Counterexample: A bundle map which is not a pullback

Question

I'm trying to find a morphism of vector bundles (aka. bundle map) that is not a pullback, preferably with compact base spaces. I'm pretty sure, I saw such example once, but I can't reconstruct it.

Answer 1

Edit: $\require{AMScd}$

No such counterexample exists. We will take as our definition of bundle map the following.

A bundle map $f$ between bundles $p \colon E \to B$ and $p' \colon E' \to B'$ is a continuous function $f \colon E \to E'$ which restricts to an isomorphism on each fiber. This then induces a map on the base spaces $\bar{f} \colon B \to B'$ making the diagram \begin{CD} E@>{f}>> E';\\ @VpVV @Vp'VV \\ B@>{\bar{f}}>> B' \end{CD} commute.

Now we claim that $p \colon E \to B$ is isomorphic to $\bar{f}^* E' \to B$. Recall that the total space $\bar{f}^*E'$ takes the form $\bar{f}^*E' = \{(b,e'\} \in B \times E' \mid \bar{f}(b)=p'(e')\}$. Consider the map \begin{align*} g \colon E &\to \bar{f}^* E'\\ e &\mapsto (p(e),f(e)). \end{align*} We claim this map $g$ is a continuous function which maps each fiber isomorphically onto the corresponding fiber (over the same base space $B$), hence must be a homeomorphism, and so $E$ was in fact the pullback of $\bar{f}$ to begin with.

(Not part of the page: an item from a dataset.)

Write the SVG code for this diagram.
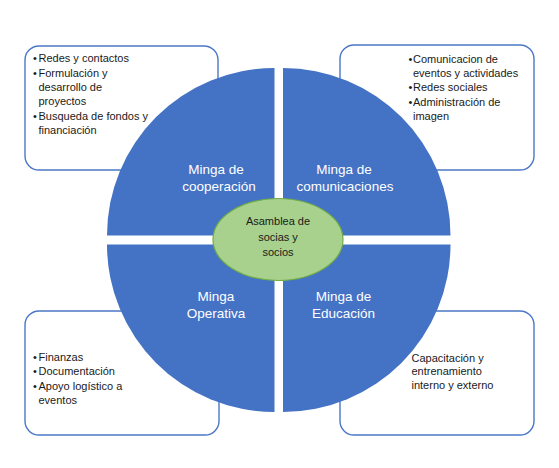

Failed Counterexample Before Edit:

Let's take the trivial vector bundle over a point $\mathbb{R} \to *$ and a non-trivial bundle, say the mobius band bundle $M \to S^1$. We of course have a map of spaces $S^1 \to *$, but is this map covered by a bundle map? I believe it is. So once we have a bundle map from the mobius band bundle to the trivial bundle it can't be a pullback since then this would imply the mobius band bundle is trivial.